Rows from a dataset of charts and code
★ ★ ★ ★ ★ ★ ★

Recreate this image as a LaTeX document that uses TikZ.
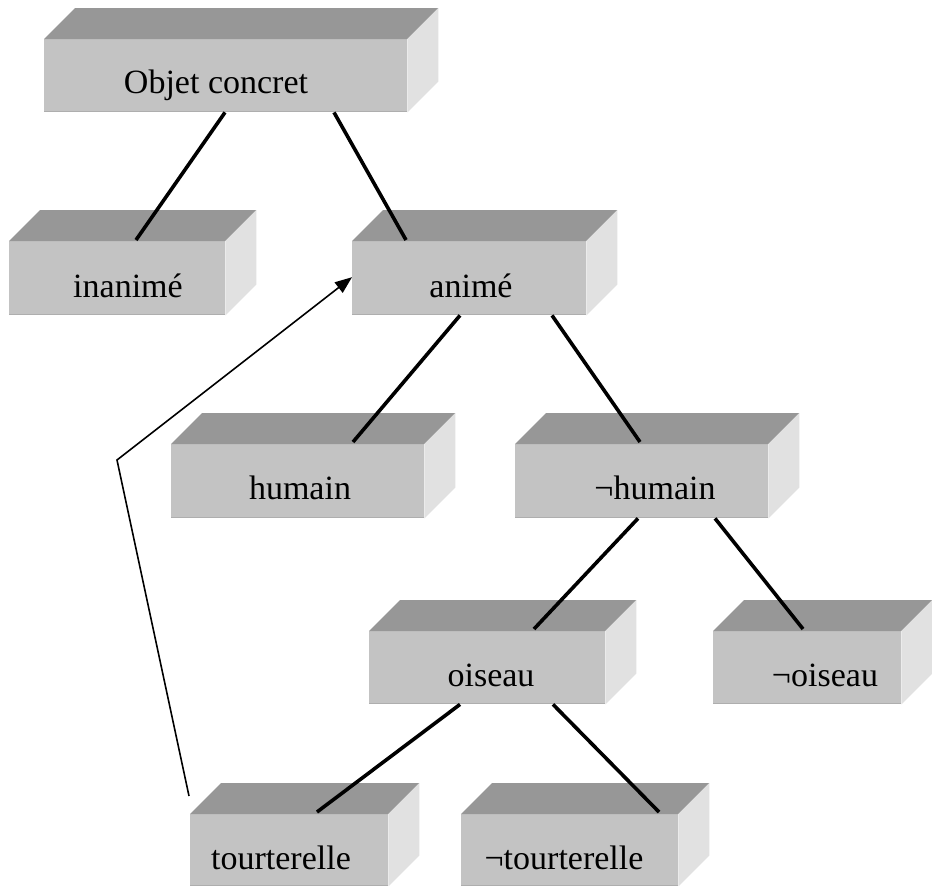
\documentclass[tikz,border=0pt]{standalone}
\usepackage{fontspec}
\setmainfont{Liberation Serif}
\usetikzlibrary{arrows.meta}

\definecolor{frontgray}{HTML}{C3C3C3}
\definecolor{topgray}{HTML}{979797}
\definecolor{sidegray}{HTML}{E1E1E1}
\definecolor{edgegray}{HTML}{AEAEAE}

\tikzset{
  box/.style={fill=frontgray, draw=none, inner sep=0pt, anchor=north west},
  lbl/.style={anchor=base, inner sep=0pt, font=\fontsize{34}{40}\selectfont},
  edge/.style={line width=3.6pt, black},
  refarrow/.style={line width=1.6pt, black, -{Triangle[length=17pt,width=13pt]}},
  topface/.style={fill=topgray},
  sideface/.style={fill=sidegray},
}

% three-dimensional look: top and right faces behind the front face
\newcommand{\cubefaces}[1]{%
  \fill[topface] (#1.north west) -- ++(31,-31) -- ([shift={(31,-31)}]#1.north east) -- (#1.north east) -- cycle;
  \fill[sideface] (#1.north east) -- ++(31,-31) -- ([shift={(31,-31)}]#1.south east) -- (#1.south east) -- cycle;
  \draw[edgegray, line width=1pt] ([yshift=0.5pt]#1.south west) -- ([yshift=0.5pt]#1.south east);
}

\begin{document}
\begin{tikzpicture}[x=1pt, y=-1pt]
\useasboundingbox (0,0) rectangle (932,886);

% front faces
\node[box, minimum width=363pt, minimum height=73pt] (objet) at (44,39) {};
\node[box, minimum width=216pt, minimum height=74pt] (inanime) at (9,241) {};
\node[box, minimum width=234pt, minimum height=74pt] (anime) at (352,241) {};
\node[box, minimum width=253pt, minimum height=74pt] (humain) at (171,444) {};
\node[box, minimum width=253pt, minimum height=74pt] (nonhumain) at (515,444) {};
\node[box, minimum width=236pt, minimum height=73pt] (oiseau) at (369,631) {};
\node[box, minimum width=188pt, minimum height=73pt] (nonoiseau) at (713,631) {};
\node[box, minimum width=198pt, minimum height=72pt] (tourterelle) at (190,814) {};
\node[box, minimum width=217pt, minimum height=72pt] (nontourterelle) at (461,814) {};

\foreach \n in {objet,inanime,anime,humain,nonhumain,oiseau,nonoiseau,tourterelle,nontourterelle}{
  \cubefaces{\n}
}

% labels
\node[lbl] (tobjet) at (216,93) {Objet concret};
\node[lbl] (tinanime) at (128,297) {inanimé};
\node[lbl] (tanime) at (471,297) {animé};
\node[lbl] (thumain) at (300,499) {humain};
\node[lbl] (tnonhumain) at (655,499) {¬humain};
\node[lbl] (toiseau) at (491,686) {oiseau};
\node[lbl] (tnonoiseau) at (825,686) {¬oiseau};
\node[lbl] (ttourterelle) at (281,869) {tourterelle};
\node[lbl] (tnontourterelle) at (564,869) {¬tourterelle};

% hierarchy links
\draw[edge] ([xshift=181pt]objet.south west) -- ([xshift=127pt,yshift=1pt]inanime.north west);
\draw[edge] ([xshift=290pt]objet.south west) -- ([xshift=54pt,yshift=1pt]anime.north west);
\draw[edge] ([xshift=108pt]anime.south west) -- ([xshift=182pt,yshift=2pt]humain.north west);
\draw[edge] ([xshift=200pt]anime.south west) -- ([xshift=125pt,yshift=2pt]nonhumain.north west);
\draw[edge] ([xshift=123pt]nonhumain.south west) -- ([xshift=165pt,yshift=2pt]oiseau.north west);
\draw[edge] ([xshift=200pt]nonhumain.south west) -- ([xshift=90pt,yshift=2pt]nonoiseau.north west);
\draw[edge] ([xshift=91pt]oiseau.south west) -- ([xshift=127pt,yshift=2pt]tourterelle.north west);
\draw[edge] ([xshift=184pt]oiseau.south west) -- ([xshift=198pt,yshift=2pt]nontourterelle.north west);

% reference arrow from tourterelle back to animé
\coordinate (tail) at (189,796);
\coordinate (bend) at (117,460);
\draw[refarrow] (tail) -- (bend) -- ([yshift=1pt]anime.west);
\end{tikzpicture}
\end{document}
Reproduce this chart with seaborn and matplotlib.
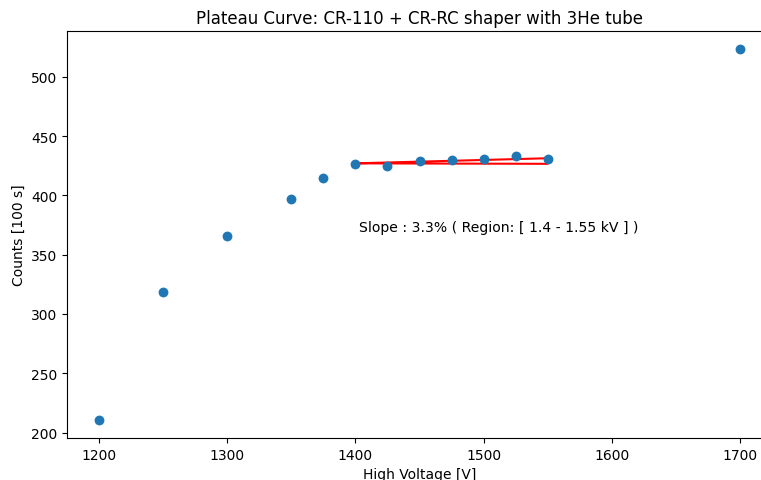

★ ★ ★ ★ ★ ★ ★

REQUIRED TASK: In the listing, find every line containing the word "this" and list it.

RESULT OF THE TASK:
Recreate this image as a LaTeX document that uses TikZ.
Reproduce this chart with seaborn and matplotlib.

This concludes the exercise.